» **Given problem**:
Copy out the listing that follows exactly, dropping every picture.
START Given data
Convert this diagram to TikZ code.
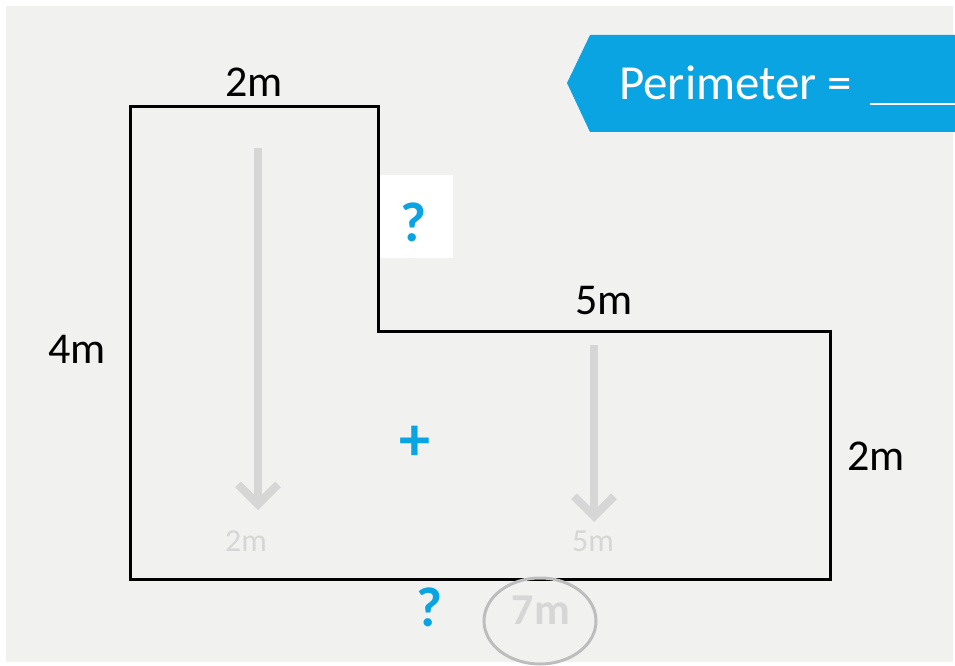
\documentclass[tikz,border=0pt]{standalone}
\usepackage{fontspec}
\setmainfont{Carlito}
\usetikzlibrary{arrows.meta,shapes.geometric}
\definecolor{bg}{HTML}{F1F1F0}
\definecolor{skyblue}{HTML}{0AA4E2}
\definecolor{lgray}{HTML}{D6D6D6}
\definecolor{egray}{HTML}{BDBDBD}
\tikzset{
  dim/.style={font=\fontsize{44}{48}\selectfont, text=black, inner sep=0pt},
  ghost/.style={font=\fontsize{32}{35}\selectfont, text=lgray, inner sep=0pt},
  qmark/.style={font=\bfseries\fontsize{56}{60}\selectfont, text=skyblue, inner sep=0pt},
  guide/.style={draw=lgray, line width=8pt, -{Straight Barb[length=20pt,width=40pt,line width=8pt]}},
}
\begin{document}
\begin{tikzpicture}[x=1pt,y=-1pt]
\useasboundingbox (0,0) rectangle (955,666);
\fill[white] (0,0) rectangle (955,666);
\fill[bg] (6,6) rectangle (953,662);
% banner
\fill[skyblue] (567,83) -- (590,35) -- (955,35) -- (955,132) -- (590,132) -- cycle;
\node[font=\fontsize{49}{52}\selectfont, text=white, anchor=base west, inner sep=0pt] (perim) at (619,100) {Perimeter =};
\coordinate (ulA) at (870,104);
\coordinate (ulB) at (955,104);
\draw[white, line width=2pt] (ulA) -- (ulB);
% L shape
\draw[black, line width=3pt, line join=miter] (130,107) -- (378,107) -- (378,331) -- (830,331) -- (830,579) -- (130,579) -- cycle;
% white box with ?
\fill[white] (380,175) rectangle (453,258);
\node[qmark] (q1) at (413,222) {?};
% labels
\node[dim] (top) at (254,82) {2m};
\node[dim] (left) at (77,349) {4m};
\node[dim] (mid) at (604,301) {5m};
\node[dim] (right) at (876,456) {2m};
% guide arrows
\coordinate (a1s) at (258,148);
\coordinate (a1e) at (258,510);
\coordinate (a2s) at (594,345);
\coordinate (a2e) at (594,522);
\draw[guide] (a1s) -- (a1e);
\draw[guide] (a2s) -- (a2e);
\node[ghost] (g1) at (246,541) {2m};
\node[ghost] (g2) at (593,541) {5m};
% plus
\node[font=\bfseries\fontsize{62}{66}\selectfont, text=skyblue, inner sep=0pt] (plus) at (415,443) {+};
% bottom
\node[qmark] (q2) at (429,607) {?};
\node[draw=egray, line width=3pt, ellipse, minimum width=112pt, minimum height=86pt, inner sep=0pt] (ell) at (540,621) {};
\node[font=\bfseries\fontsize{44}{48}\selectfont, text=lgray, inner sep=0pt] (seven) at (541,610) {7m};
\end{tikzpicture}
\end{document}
END Given data
» **Exercise answer**:
Convert this diagram to TikZ code.
\documentclass[tikz,border=0pt]{standalone}
\usepackage{fontspec}
\setmainfont{Carlito}
\usetikzlibrary{arrows.meta,shapes.geometric}
\definecolor{bg}{HTML}{F1F1F0}
\definecolor{skyblue}{HTML}{0AA4E2}
\definecolor{lgray}{HTML}{D6D6D6}
\definecolor{egray}{HTML}{BDBDBD}
\tikzset{
  dim/.style={font=\fontsize{44}{48}\selectfont, text=black, inner sep=0pt},
  ghost/.style={font=\fontsize{32}{35}\selectfont, text=lgray, inner sep=0pt},
  qmark/.style={font=\bfseries\fontsize{56}{60}\selectfont, text=skyblue, inner sep=0pt},
  guide/.style={draw=lgray, line width=8pt, -{Straight Barb[length=20pt,width=40pt,line width=8pt]}},
}
\begin{document}
\begin{tikzpicture}[x=1pt,y=-1pt]
\useasboundingbox (0,0) rectangle (955,666);
\fill[white] (0,0) rectangle (955,666);
\fill[bg] (6,6) rectangle (953,662);
% banner
\fill[skyblue] (567,83) -- (590,35) -- (955,35) -- (955,132) -- (590,132) -- cycle;
\node[font=\fontsize{49}{52}\selectfont, text=white, anchor=base west, inner sep=0pt] (perim) at (619,100) {Perimeter =};
\coordinate (ulA) at (870,104);
\coordinate (ulB) at (955,104);
\draw[white, line width=2pt] (ulA) -- (ulB);
% L shape
\draw[black, line width=3pt, line join=miter] (130,107) -- (378,107) -- (378,331) -- (830,331) -- (830,579) -- (130,579) -- cycle;
% white box with ?
\fill[white] (380,175) rectangle (453,258);
\node[qmark] (q1) at (413,222) {?};
% labels
\node[dim] (top) at (254,82) {2m};
\node[dim] (left) at (77,349) {4m};
\node[dim] (mid) at (604,301) {5m};
\node[dim] (right) at (876,456) {2m};
% guide arrows
\coordinate (a1s) at (258,148);
\coordinate (a1e) at (258,510);
\coordinate (a2s) at (594,345);
\coordinate (a2e) at (594,522);
\draw[guide] (a1s) -- (a1e);
\draw[guide] (a2s) -- (a2e);
\node[ghost] (g1) at (246,541) {2m};
\node[ghost] (g2) at (593,541) {5m};
% plus
\node[font=\bfseries\fontsize{62}{66}\selectfont, text=skyblue, inner sep=0pt] (plus) at (415,443) {+};
% bottom
\node[qmark] (q2) at (429,607) {?};
\node[draw=egray, line width=3pt, ellipse, minimum width=112pt, minimum height=86pt, inner sep=0pt] (ell) at (540,621) {};
\node[font=\bfseries\fontsize{44}{48}\selectfont, text=lgray, inner sep=0pt] (seven) at (541,610) {7m};
\end{tikzpicture}
\end{document}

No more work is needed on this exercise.